**Task**
Repeat the data verbatim.

**Excerpt from a dataset**
>> START
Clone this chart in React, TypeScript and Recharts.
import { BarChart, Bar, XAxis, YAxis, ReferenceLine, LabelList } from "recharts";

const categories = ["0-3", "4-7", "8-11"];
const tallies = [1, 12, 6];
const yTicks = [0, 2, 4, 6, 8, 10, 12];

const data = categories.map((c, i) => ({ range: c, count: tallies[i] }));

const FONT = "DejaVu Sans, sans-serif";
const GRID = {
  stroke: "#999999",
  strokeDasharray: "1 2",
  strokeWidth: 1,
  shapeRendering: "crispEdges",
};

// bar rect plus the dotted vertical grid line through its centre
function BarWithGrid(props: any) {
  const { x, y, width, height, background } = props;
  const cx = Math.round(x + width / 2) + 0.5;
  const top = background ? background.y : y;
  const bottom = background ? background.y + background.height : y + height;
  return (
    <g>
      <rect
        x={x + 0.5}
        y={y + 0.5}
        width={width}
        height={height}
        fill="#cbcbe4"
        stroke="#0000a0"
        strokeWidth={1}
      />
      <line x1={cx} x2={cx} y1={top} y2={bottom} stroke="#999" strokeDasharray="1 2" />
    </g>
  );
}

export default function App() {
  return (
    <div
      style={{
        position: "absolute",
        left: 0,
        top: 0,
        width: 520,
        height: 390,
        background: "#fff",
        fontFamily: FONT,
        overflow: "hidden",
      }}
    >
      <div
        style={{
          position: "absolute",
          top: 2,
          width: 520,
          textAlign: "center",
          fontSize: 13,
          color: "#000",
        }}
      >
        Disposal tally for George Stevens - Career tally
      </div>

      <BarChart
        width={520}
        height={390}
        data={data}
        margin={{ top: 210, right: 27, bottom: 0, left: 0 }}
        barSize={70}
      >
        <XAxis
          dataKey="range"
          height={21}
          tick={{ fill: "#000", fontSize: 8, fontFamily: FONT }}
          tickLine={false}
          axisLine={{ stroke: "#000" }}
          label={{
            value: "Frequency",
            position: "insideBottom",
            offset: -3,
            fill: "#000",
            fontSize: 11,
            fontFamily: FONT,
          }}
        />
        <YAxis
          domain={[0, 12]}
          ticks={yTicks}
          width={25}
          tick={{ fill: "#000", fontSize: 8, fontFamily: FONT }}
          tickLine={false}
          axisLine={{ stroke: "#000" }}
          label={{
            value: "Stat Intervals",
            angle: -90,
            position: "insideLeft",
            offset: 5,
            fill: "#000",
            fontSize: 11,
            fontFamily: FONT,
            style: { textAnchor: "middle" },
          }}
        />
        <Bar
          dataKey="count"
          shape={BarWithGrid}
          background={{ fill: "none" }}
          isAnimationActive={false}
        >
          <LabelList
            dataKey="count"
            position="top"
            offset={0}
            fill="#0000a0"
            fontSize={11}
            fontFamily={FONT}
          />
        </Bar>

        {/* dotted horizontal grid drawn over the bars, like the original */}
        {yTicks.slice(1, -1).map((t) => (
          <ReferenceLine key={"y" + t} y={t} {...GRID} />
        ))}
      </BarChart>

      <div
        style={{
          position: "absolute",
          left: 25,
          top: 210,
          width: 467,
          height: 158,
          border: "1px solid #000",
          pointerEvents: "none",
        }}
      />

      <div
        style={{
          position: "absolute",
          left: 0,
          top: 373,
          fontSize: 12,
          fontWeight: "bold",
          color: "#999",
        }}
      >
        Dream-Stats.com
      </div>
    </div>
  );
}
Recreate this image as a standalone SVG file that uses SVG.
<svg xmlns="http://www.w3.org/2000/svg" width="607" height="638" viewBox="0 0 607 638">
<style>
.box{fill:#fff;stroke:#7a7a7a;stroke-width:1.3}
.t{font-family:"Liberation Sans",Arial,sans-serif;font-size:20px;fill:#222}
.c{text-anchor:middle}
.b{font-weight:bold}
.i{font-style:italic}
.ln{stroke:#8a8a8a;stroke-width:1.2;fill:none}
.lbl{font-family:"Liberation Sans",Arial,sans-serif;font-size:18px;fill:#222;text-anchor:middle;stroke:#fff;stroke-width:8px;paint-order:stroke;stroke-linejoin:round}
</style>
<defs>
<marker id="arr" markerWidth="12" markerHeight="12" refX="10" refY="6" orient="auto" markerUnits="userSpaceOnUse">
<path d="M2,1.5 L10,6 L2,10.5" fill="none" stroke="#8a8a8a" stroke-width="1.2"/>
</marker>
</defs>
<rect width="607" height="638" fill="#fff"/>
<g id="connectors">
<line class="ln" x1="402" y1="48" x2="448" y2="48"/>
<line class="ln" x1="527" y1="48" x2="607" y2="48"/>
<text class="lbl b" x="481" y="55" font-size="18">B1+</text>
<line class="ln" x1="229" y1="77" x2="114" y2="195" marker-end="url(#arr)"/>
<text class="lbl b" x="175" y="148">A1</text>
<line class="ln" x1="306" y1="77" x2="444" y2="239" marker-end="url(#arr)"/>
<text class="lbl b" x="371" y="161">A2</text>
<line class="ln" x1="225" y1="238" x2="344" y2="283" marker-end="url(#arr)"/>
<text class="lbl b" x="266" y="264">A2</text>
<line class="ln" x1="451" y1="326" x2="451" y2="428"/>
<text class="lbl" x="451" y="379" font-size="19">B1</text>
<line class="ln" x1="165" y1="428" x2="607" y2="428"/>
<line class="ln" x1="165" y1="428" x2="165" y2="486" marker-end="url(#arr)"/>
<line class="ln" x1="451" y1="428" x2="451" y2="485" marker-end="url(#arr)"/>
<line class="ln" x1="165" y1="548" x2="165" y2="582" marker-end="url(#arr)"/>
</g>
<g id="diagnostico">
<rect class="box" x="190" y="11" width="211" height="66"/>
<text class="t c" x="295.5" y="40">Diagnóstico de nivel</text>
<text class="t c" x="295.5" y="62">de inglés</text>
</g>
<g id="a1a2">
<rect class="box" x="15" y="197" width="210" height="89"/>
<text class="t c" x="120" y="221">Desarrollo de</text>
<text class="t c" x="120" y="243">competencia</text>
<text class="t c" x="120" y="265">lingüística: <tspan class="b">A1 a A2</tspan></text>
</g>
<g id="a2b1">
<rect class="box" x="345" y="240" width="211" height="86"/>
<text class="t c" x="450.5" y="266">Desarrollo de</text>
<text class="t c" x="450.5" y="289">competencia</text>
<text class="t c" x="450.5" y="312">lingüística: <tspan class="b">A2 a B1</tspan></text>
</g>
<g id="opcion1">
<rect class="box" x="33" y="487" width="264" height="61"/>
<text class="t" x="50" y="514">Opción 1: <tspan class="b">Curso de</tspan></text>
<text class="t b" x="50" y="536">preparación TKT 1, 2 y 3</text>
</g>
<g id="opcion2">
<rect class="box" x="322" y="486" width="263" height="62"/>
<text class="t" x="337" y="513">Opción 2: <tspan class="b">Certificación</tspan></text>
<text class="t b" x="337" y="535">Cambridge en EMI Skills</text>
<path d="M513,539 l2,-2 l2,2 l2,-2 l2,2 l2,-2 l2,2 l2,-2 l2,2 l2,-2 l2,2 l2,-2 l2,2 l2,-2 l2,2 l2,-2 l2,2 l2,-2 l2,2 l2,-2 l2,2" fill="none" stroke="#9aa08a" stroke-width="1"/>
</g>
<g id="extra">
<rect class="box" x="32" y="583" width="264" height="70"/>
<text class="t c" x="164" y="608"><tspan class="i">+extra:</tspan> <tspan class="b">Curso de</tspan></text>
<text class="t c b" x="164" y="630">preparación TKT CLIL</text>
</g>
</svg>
>> END
**Solution to this task**
Clone this chart in React, TypeScript and Recharts.
import { BarChart, Bar, XAxis, YAxis, ReferenceLine, LabelList } from "recharts";

const categories = ["0-3", "4-7", "8-11"];
const tallies = [1, 12, 6];
const yTicks = [0, 2, 4, 6, 8, 10, 12];

const data = categories.map((c, i) => ({ range: c, count: tallies[i] }));

const FONT = "DejaVu Sans, sans-serif";
const GRID = {
  stroke: "#999999",
  strokeDasharray: "1 2",
  strokeWidth: 1,
  shapeRendering: "crispEdges",
};

// bar rect plus the dotted vertical grid line through its centre
function BarWithGrid(props: any) {
  const { x, y, width, height, background } = props;
  const cx = Math.round(x + width / 2) + 0.5;
  const top = background ? background.y : y;
  const bottom = background ? background.y + background.height : y + height;
  return (
    <g>
      <rect
        x={x + 0.5}
        y={y + 0.5}
        width={width}
        height={height}
        fill="#cbcbe4"
        stroke="#0000a0"
        strokeWidth={1}
      />
      <line x1={cx} x2={cx} y1={top} y2={bottom} stroke="#999" strokeDasharray="1 2" />
    </g>
  );
}

export default function App() {
  return (
    <div
      style={{
        position: "absolute",
        left: 0,
        top: 0,
        width: 520,
        height: 390,
        background: "#fff",
        fontFamily: FONT,
        overflow: "hidden",
      }}
    >
      <div
        style={{
          position: "absolute",
          top: 2,
          width: 520,
          textAlign: "center",
          fontSize: 13,
          color: "#000",
        }}
      >
        Disposal tally for George Stevens - Career tally
      </div>

      <BarChart
        width={520}
        height={390}
        data={data}
        margin={{ top: 210, right: 27, bottom: 0, left: 0 }}
        barSize={70}
      >
        <XAxis
          dataKey="range"
          height={21}
          tick={{ fill: "#000", fontSize: 8, fontFamily: FONT }}
          tickLine={false}
          axisLine={{ stroke: "#000" }}
          label={{
            value: "Frequency",
            position: "insideBottom",
            offset: -3,
            fill: "#000",
            fontSize: 11,
            fontFamily: FONT,
          }}
        />
        <YAxis
          domain={[0, 12]}
          ticks={yTicks}
          width={25}
          tick={{ fill: "#000", fontSize: 8, fontFamily: FONT }}
          tickLine={false}
          axisLine={{ stroke: "#000" }}
          label={{
            value: "Stat Intervals",
            angle: -90,
            position: "insideLeft",
            offset: 5,
            fill: "#000",
            fontSize: 11,
            fontFamily: FONT,
            style: { textAnchor: "middle" },
          }}
        />
        <Bar
          dataKey="count"
          shape={BarWithGrid}
          background={{ fill: "none" }}
          isAnimationActive={false}
        >
          <LabelList
            dataKey="count"
            position="top"
            offset={0}
            fill="#0000a0"
            fontSize={11}
            fontFamily={FONT}
          />
        </Bar>

        {/* dotted horizontal grid drawn over the bars, like the original */}
        {yTicks.slice(1, -1).map((t) => (
          <ReferenceLine key={"y" + t} y={t} {...GRID} />
        ))}
      </BarChart>

      <div
        style={{
          position: "absolute",
          left: 25,
          top: 210,
          width: 467,
          height: 158,
          border: "1px solid #000",
          pointerEvents: "none",
        }}
      />

      <div
        style={{
          position: "absolute",
          left: 0,
          top: 373,
          fontSize: 12,
          fontWeight: "bold",
          color: "#999",
        }}
      >
        Dream-Stats.com
      </div>
    </div>
  );
}
Recreate this image as a standalone SVG file that uses SVG.
<svg xmlns="http://www.w3.org/2000/svg" width="607" height="638" viewBox="0 0 607 638">
<style>
.box{fill:#fff;stroke:#7a7a7a;stroke-width:1.3}
.t{font-family:"Liberation Sans",Arial,sans-serif;font-size:20px;fill:#222}
.c{text-anchor:middle}
.b{font-weight:bold}
.i{font-style:italic}
.ln{stroke:#8a8a8a;stroke-width:1.2;fill:none}
.lbl{font-family:"Liberation Sans",Arial,sans-serif;font-size:18px;fill:#222;text-anchor:middle;stroke:#fff;stroke-width:8px;paint-order:stroke;stroke-linejoin:round}
</style>
<defs>
<marker id="arr" markerWidth="12" markerHeight="12" refX="10" refY="6" orient="auto" markerUnits="userSpaceOnUse">
<path d="M2,1.5 L10,6 L2,10.5" fill="none" stroke="#8a8a8a" stroke-width="1.2"/>
</marker>
</defs>
<rect width="607" height="638" fill="#fff"/>
<g id="connectors">
<line class="ln" x1="402" y1="48" x2="448" y2="48"/>
<line class="ln" x1="527" y1="48" x2="607" y2="48"/>
<text class="lbl b" x="481" y="55" font-size="18">B1+</text>
<line class="ln" x1="229" y1="77" x2="114" y2="195" marker-end="url(#arr)"/>
<text class="lbl b" x="175" y="148">A1</text>
<line class="ln" x1="306" y1="77" x2="444" y2="239" marker-end="url(#arr)"/>
<text class="lbl b" x="371" y="161">A2</text>
<line class="ln" x1="225" y1="238" x2="344" y2="283" marker-end="url(#arr)"/>
<text class="lbl b" x="266" y="264">A2</text>
<line class="ln" x1="451" y1="326" x2="451" y2="428"/>
<text class="lbl" x="451" y="379" font-size="19">B1</text>
<line class="ln" x1="165" y1="428" x2="607" y2="428"/>
<line class="ln" x1="165" y1="428" x2="165" y2="486" marker-end="url(#arr)"/>
<line class="ln" x1="451" y1="428" x2="451" y2="485" marker-end="url(#arr)"/>
<line class="ln" x1="165" y1="548" x2="165" y2="582" marker-end="url(#arr)"/>
</g>
<g id="diagnostico">
<rect class="box" x="190" y="11" width="211" height="66"/>
<text class="t c" x="295.5" y="40">Diagnóstico de nivel</text>
<text class="t c" x="295.5" y="62">de inglés</text>
</g>
<g id="a1a2">
<rect class="box" x="15" y="197" width="210" height="89"/>
<text class="t c" x="120" y="221">Desarrollo de</text>
<text class="t c" x="120" y="243">competencia</text>
<text class="t c" x="120" y="265">lingüística: <tspan class="b">A1 a A2</tspan></text>
</g>
<g id="a2b1">
<rect class="box" x="345" y="240" width="211" height="86"/>
<text class="t c" x="450.5" y="266">Desarrollo de</text>
<text class="t c" x="450.5" y="289">competencia</text>
<text class="t c" x="450.5" y="312">lingüística: <tspan class="b">A2 a B1</tspan></text>
</g>
<g id="opcion1">
<rect class="box" x="33" y="487" width="264" height="61"/>
<text class="t" x="50" y="514">Opción 1: <tspan class="b">Curso de</tspan></text>
<text class="t b" x="50" y="536">preparación TKT 1, 2 y 3</text>
</g>
<g id="opcion2">
<rect class="box" x="322" y="486" width="263" height="62"/>
<text class="t" x="337" y="513">Opción 2: <tspan class="b">Certificación</tspan></text>
<text class="t b" x="337" y="535">Cambridge en EMI Skills</text>
<path d="M513,539 l2,-2 l2,2 l2,-2 l2,2 l2,-2 l2,2 l2,-2 l2,2 l2,-2 l2,2 l2,-2 l2,2 l2,-2 l2,2 l2,-2 l2,2 l2,-2 l2,2 l2,-2 l2,2" fill="none" stroke="#9aa08a" stroke-width="1"/>
</g>
<g id="extra">
<rect class="box" x="32" y="583" width="264" height="70"/>
<text class="t c" x="164" y="608"><tspan class="i">+extra:</tspan> <tspan class="b">Curso de</tspan></text>
<text class="t c b" x="164" y="630">preparación TKT CLIL</text>
</g>
</svg>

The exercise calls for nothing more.